Ontario is pouring $15 million into a renewed plan to protect and restore the Great Lakes, after two earlier legislative efforts got stuck in the political mire.
Environment and Climate Change Minister Glen Murray said last week it’s important to clean up and safeguard the lakes, the source of 80% of Ontarians’ drinking water and an economic key of the province.
And taking the desire to protect the Great Lakes, Lambton Shores mayor Bill Weber and MPP Monte McNaughton have weighed in.
“I have heard from scores of Lambton Shores residents and cottagers about their concern for the environmental degradation of Ipperwash Beach should vehicular traffic be permitted in that fragile ecosystem. I share this concern,” said McNaughton.
“I am pleased that I helped to convene the meetings that are ongoing between the Ministry of Aboriginal Affairs, the Municipality of Lambton Shores, and the Kettle and Stony Point First Nation. We need a fair, transparent, and speedy resolution and I look forward to the Provincial government giving this matter its serious attention.”
Mayor Weber said,”I’m extremely pleased that the province is acknowledging the importance of our great Lakes. The future depends on protection of our environment in every way possible. We must insure that decision that we make today will be looked at by our grandchildren as wise choices.
Murray reintroduced the Great Lakes Protection Act that will support lake ecology projects and grassroots groups that protect water quality, wetlands, watersheds, beaches, biodiversity and native species.
“It’s not a lot of money,” said Mark Mattson, head of the Toronto-based group Lake Ontario Waterkeepers — but it does show Ontario has a bigger vision for the lakes that remain one of the world’s great under-appreciated resources, he said.
“There is this sense that Ontario has not been playing a leadership role in the Great Lakes so this bill is acknowledging that Ontario is getting back into the game.”
The bill makes note of co-operating with governments of Canada, Quebec, the United States and the Great Lakes states.
This announcement comes at a time when the U.S. has proposed a $50-million reduction — to $250 million from the current $300 million — in federal funding for Great Lakes ecology.
It also comes at a time of bi-national angst about water that has become so degraded at times that harmful algae blooms in Lake Erie forced Toledo to shut off its drinking water intake for four days last summer.
The Ontario act introduces targets that will reduce algae blooms and the phosphorus from urban and farm sources that causes them to grow.
It also creates a Guardians’ Council that will act as advisers and priority-setters.
A Great Lakes Protection Act was first introduced in 2012 by Jim Bradley, who pledged then to make the lakes drinkable, fishable and swimmable.
That bill died when the McGuinty Liberals prorogued the legislature in 2012.
The bill was resurrected in February 2013 and died again when the election was called before it was reintroduced Wednesday.
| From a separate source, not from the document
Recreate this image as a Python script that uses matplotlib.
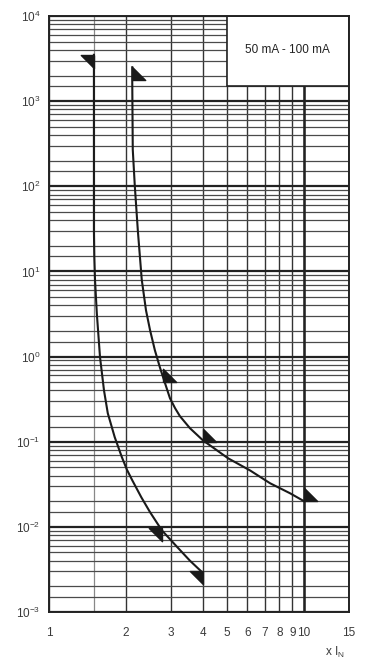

Haldimand-Norfolk Progressive Conservative MPP Toby Barrett said with a Liberal majority at Queen’s Park, “there’s no excuse for this government not to address it.”
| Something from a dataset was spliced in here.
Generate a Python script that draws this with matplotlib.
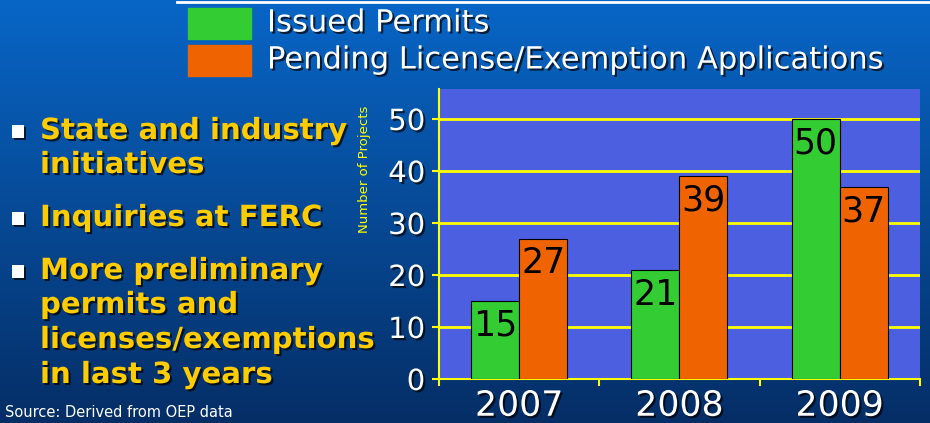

Beaches along the north shore of Lake Erie in his riding have become “a real mess” of stinking algae, he said.
The Nutrient Management Act does a good job of addressing phosphorus coming from farms but much of the pollution is sourced from the United States, Barrett said.
Mattson said he hopes the provincial commitment will also lead to more community awareness of the importance of the Great Lakes to our drinking water, fisheries and recreation.“There is a lack of real knowledge about what is happening with the Great Lakes and what needs to be done.”